As I glanced over at my now six-foot-three giant of a teddy bear, I remembered that this was the child that refused to read until age 10. The one who detested any and all textbooks, worksheets and tests. He taught me that learning math from Legos and baking cookies was entirely possible, that invented spelling until age 14 meant nothing more than a creative mind was on the job. I got 2 frown lines and at least 4 grey hairs along the way, but eventually he taught me to stop worrying so much. Right then, as my mind was wandering thru the past, he was trying to teach me about ancient religious beliefs in Mesopotamia.

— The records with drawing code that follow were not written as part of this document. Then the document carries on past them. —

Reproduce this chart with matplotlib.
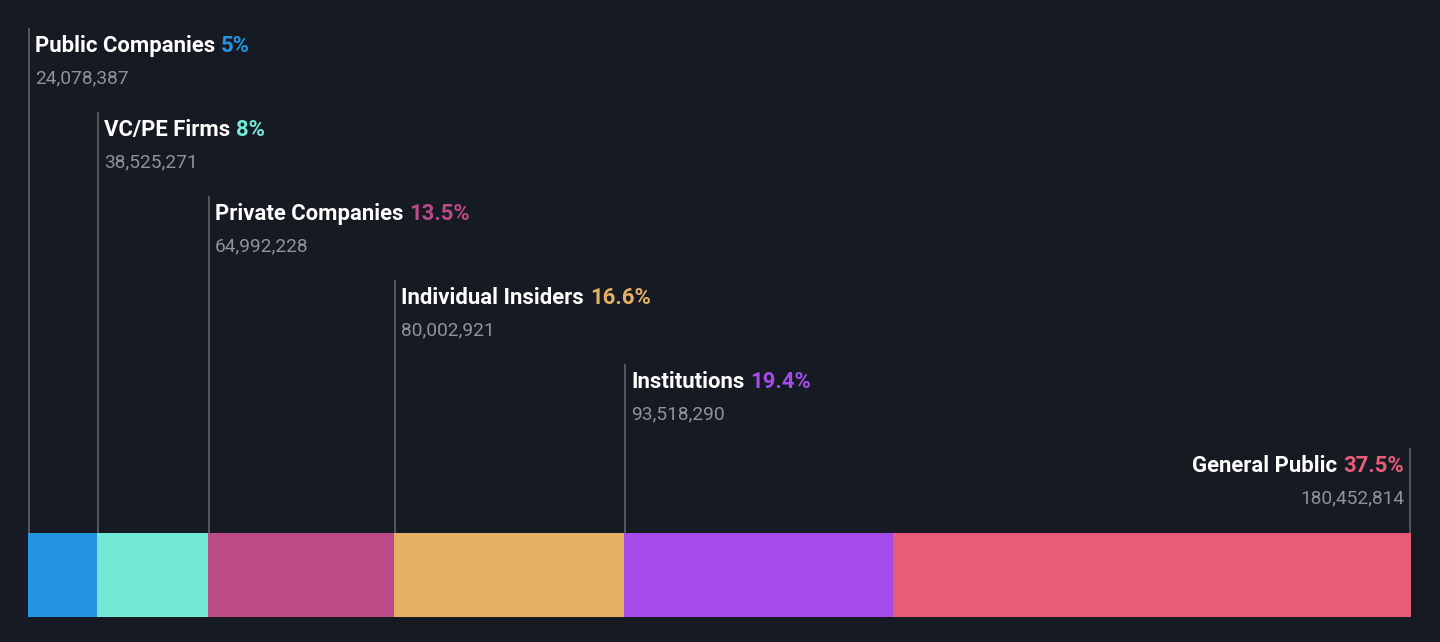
import matplotlib.pyplot as plt

groups = ["Public Companies", "VC/PE Firms", "Private Companies",
          "Individual Insiders", "Institutions", "General Public"]
shares = [24078387, 38525271, 64992228, 80002921, 93518290, 180452814]
pct_labels = ["5%", "8%", "13.5%", "16.6%", "19.4%", "37.5%"]
colors = ["#2394df", "#72e8d6", "#bb4a87", "#e4b063", "#a54bea", "#e85c78"]

bg = "#151a23"
W, H = 1440, 642
plt.rcParams['font.family'] = ['Roboto', 'DejaVu Sans']

fig = plt.figure(figsize=(W / 100, H / 100), dpi=100, facecolor=bg)
ax = fig.add_axes([28 / W, 0, (1411 - 28) / W, 1])
ax.set_facecolor(bg)
total = sum(shares)
ax.set_xlim(0, total)
ax.set_ylim(H, 0)
ax.axis("off")

title_fs = 15.9
num_fs = 13.8

left = 0
for i, (name, val, pct, c) in enumerate(zip(groups, shares, pct_labels, colors)):
    ax.barh(575, val, left=left, height=84, color=c, edgecolor="none")
    last = i == len(groups) - 1
    lx = left + total * 0.0007 if not last else total * 0.9993
    top = 28 + 84 * i
    ax.plot([lx, lx], [top, 533], color="#5f636b", lw=1.2, solid_capstyle="butt")
    off = 6 if not last else -6
    ha = "left" if not last else "right"
    if not last:
        t = ax.annotate(name, xy=(lx, top + 18), xytext=(off, 0), textcoords="offset pixels",
                        color="white", fontsize=title_fs, fontweight="bold", ha=ha, va="center")
        ax.annotate(pct, xy=(1, 0), xycoords=t, xytext=(6, 0), textcoords="offset pixels",
                    color=c, fontsize=title_fs, fontweight="bold", ha="left", va="bottom")
    else:
        p = ax.annotate(pct, xy=(lx, top + 18), xytext=(off, 0), textcoords="offset pixels",
                        color=c, fontsize=title_fs, fontweight="bold", ha=ha, va="center")
        ax.annotate(name, xy=(0, 0), xycoords=p, xytext=(-6, 0), textcoords="offset pixels",
                    color="white", fontsize=title_fs, fontweight="bold", ha="right", va="bottom")
    ax.annotate(f"{val:,}", xy=(lx, top + 50), xytext=(off, 0), textcoords="offset pixels",
                color="#8e9299", fontsize=num_fs, ha=ha, va="center")
    left += val

fig.savefig("out.png", dpi=100, facecolor=bg)
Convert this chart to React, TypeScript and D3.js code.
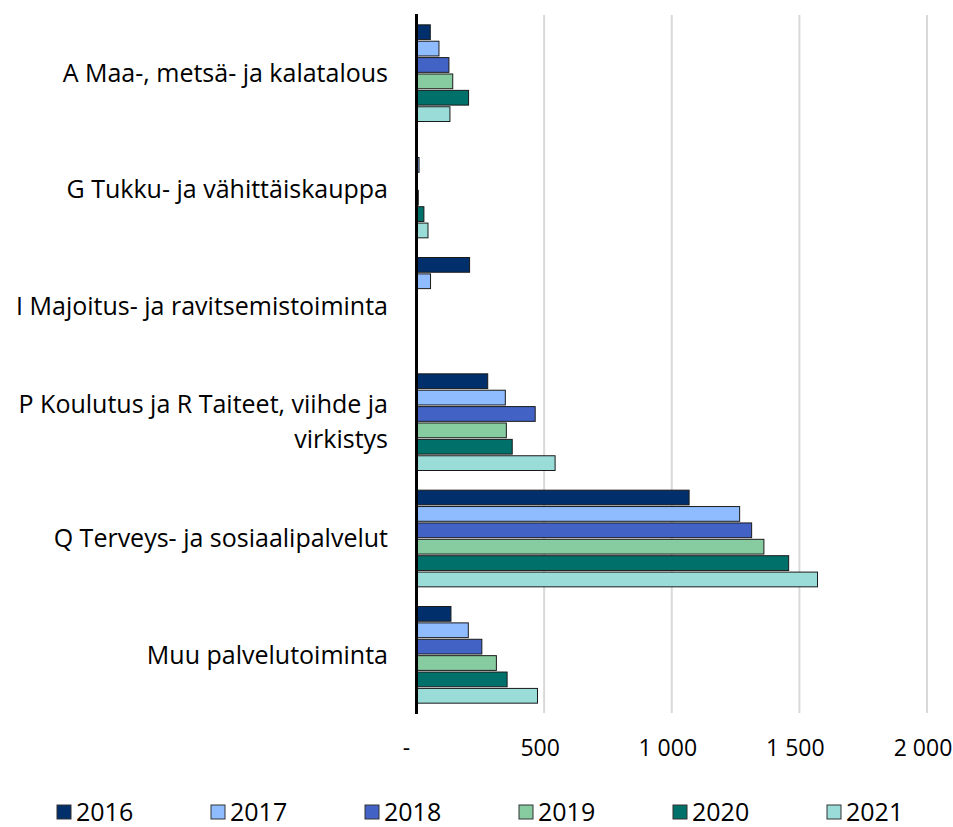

Which, as you probably already know mom, is now split up into Iran, Iraq, Syria and Turkey? Of course, son, we all know that. (yeah, right) I shook my head and winked at him, and he grinned back knowingly. This is the same child who entered college for the first time age age 16 to be an actor, and is going back at 21 to get his A.A. and then a Ph.D in Theology. With a minor in Mathematics. He likes making up his own Calculus problems now, just for fun. What an eclectic resume that boy's going to have.
Er, that man, I mean.
We pull up to a stoplight and he asks me if I'd like to have a glass of red wine with him on his birthday. He's never tried it before, but he knows I grew up around such stuff, and he needs help picking out a kind to try. I look over at him and smile. A little bit of that bright yellow jacket still hovers in the background of his shirt, like a superimposed layer of etched memory. His feet are bigger than ever now, a size 13 E. I reach over and his big, bear paw of a hand swallows mine. It's hard to speak with all those memories floating thru the air, so I just smile some more and nod.